Aggregation Options on Big Data Sets Part 1: Basic Analysis using a Flights Data Set by Daniel Alabi and Sweet Song, MongoDB Summer Interns.
From the post:
Flights Dataset Overview
This is the first of three blog posts from this summer internship project showing how to answer questions concerning big datasets stored in MongoDB using MongoDB’s frameworks and connectors.
The first dataset explored was a domestic flights dataset. The Bureau of Transportation Statistics provides information for every commercial flight from 1987, but we narrowed down our project to focus on the most recent available data for the past year (April 2012-March 2013).
We were particularly attracted to this dataset because it contains a lot of fields that are well suited for manipulation using the MongoDB aggregation framework.
To get started, we wanted to answer a few basic questions concerning the dataset:
- When is the best time of day/day of week/time of year to fly to minimize delays?
- What types of planes suffer the most delays? How old are these planes?
- How often does a delay cascade into other flight delays?

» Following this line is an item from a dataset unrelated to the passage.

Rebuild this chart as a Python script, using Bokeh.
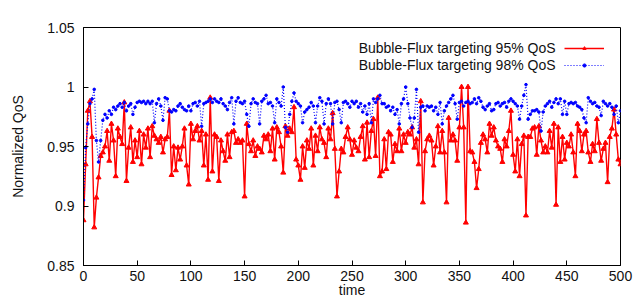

- What was the effect of Hurricane Sandy on air transportation in New York? How quickly did the state return to normal?
A series of blog posts to watch!
I thought the comment:
We were particularly attracted to this dataset because it contains a lot of fields that are well suited for manipulation using the MongoDB aggregation framework.
was remarkably honest.
The Department of Transportation Table/Field guide reveals that the fields are mostly populated by codes, IDs and date/time values.
Values that lend themselves to easy aggregation.
Looking forward to harder aggregation examples as this series develops.